Your task:
Reproduce the listing below exactly, minus its pictures.

Source material:
▼

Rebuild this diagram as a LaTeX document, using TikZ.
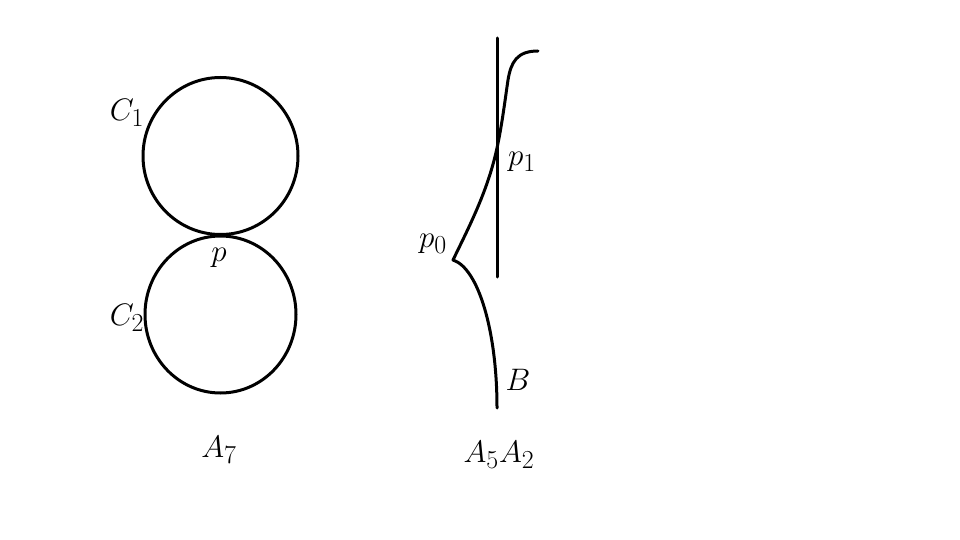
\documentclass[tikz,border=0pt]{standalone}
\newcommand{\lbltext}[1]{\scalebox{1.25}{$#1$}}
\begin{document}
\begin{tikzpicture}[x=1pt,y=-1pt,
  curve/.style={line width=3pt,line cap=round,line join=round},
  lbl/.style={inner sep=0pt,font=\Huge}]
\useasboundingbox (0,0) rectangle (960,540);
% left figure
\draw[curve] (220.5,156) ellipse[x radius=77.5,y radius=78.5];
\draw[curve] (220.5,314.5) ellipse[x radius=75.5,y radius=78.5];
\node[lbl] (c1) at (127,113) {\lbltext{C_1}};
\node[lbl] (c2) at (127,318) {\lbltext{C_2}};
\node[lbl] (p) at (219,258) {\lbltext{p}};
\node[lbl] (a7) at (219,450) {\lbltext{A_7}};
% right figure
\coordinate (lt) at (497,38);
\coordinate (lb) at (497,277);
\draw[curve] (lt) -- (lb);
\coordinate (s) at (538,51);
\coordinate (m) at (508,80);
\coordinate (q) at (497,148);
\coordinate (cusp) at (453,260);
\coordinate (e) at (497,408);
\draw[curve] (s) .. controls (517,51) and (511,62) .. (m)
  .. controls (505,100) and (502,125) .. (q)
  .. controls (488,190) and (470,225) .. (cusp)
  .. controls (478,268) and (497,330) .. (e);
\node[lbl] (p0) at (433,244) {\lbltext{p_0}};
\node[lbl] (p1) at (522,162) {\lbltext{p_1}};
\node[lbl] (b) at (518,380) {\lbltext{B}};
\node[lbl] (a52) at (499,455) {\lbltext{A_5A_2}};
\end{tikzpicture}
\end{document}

▲

Output for this task:
Rebuild this diagram as a LaTeX document, using TikZ.
\documentclass[tikz,border=0pt]{standalone}
\newcommand{\lbltext}[1]{\scalebox{1.25}{$#1$}}
\begin{document}
\begin{tikzpicture}[x=1pt,y=-1pt,
  curve/.style={line width=3pt,line cap=round,line join=round},
  lbl/.style={inner sep=0pt,font=\Huge}]
\useasboundingbox (0,0) rectangle (960,540);
% left figure
\draw[curve] (220.5,156) ellipse[x radius=77.5,y radius=78.5];
\draw[curve] (220.5,314.5) ellipse[x radius=75.5,y radius=78.5];
\node[lbl] (c1) at (127,113) {\lbltext{C_1}};
\node[lbl] (c2) at (127,318) {\lbltext{C_2}};
\node[lbl] (p) at (219,258) {\lbltext{p}};
\node[lbl] (a7) at (219,450) {\lbltext{A_7}};
% right figure
\coordinate (lt) at (497,38);
\coordinate (lb) at (497,277);
\draw[curve] (lt) -- (lb);
\coordinate (s) at (538,51);
\coordinate (m) at (508,80);
\coordinate (q) at (497,148);
\coordinate (cusp) at (453,260);
\coordinate (e) at (497,408);
\draw[curve] (s) .. controls (517,51) and (511,62) .. (m)
  .. controls (505,100) and (502,125) .. (q)
  .. controls (488,190) and (470,225) .. (cusp)
  .. controls (478,268) and (497,330) .. (e);
\node[lbl] (p0) at (433,244) {\lbltext{p_0}};
\node[lbl] (p1) at (522,162) {\lbltext{p_1}};
\node[lbl] (b) at (518,380) {\lbltext{B}};
\node[lbl] (a52) at (499,455) {\lbltext{A_5A_2}};
\end{tikzpicture}
\end{document}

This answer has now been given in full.